The conversion of native grassland and sagebrush to cropland is one of the greatest threats to wildlife that depend on this disappearing habitat such as greater sage-grouse. A new study projects that, if conversion rates continue as expected, sage grouse populations could drop another 5-7 percent in eastern Montana. But the study also offers a solution. Keep habitat intact by focusing voluntary conservation easements that retain ranching as a desired and compatible land use in areas that are most at risk to new cultivation.

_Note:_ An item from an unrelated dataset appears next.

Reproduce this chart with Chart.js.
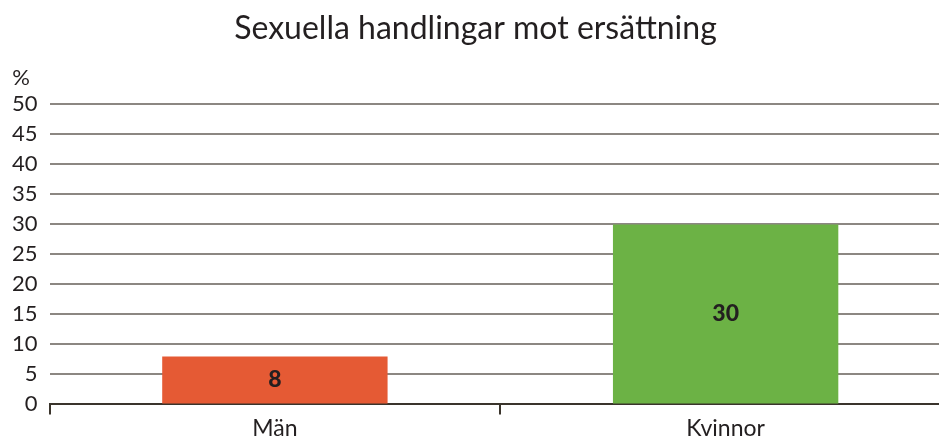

The study, co-authored by scientists from The Nature Conservancy and University of Montana and published in the journal Biological Conservation, analyzed the relationship between expanding cropland and sage grouse leks, the essential mating sites for the birds. As leks disappear, so do the birds. Sage-grouse require large expanses of sagebrush grassland to thrive and, the study found, they are extremely sensitive to loss of what appears to be a small amount habitat. The conversion of 1 square mile of habitat to crops impacts an acreage 10 times that size when it occurs within a 2-mile radius of a lek. Ninety-six percent of active leks in the northern Great Plains have less than 15% of the surrounding landscape in cropland.

The researchers concluded that a $100 million investment in strategically located conservation easements could protect as much as 80% of the population in places with soils most at risk of conversion.

“These areas are highly productive for sage-grouse and livestock. There is a long history of ranchers conserving their rangeland with easements and more recently we are seeing easement payments used to enable the transfer of ranches between generations,” says Brian Martin, Grasslands Conservation Director for The Nature Conservancy in Montana, and co-author of the report.

The study geographically identified leks that are located in areas that have the highest risk of being converted and where conservation investments can have the largest return in keeping rangeland intact.

“This is the first step in dealing with the biggest threat to sage grouse in the northeastern part of their 11-state range,” says Joe Smith, University of Montana PhD student and co-author of the study.

Keeping productive rangeland intact has been a priority for the Nature Conservancy and the Natural Resources Conservation Service as part of the Sage Grouse Initiative. Both have been leaders in securing conservation easements as well as improvement to habitat.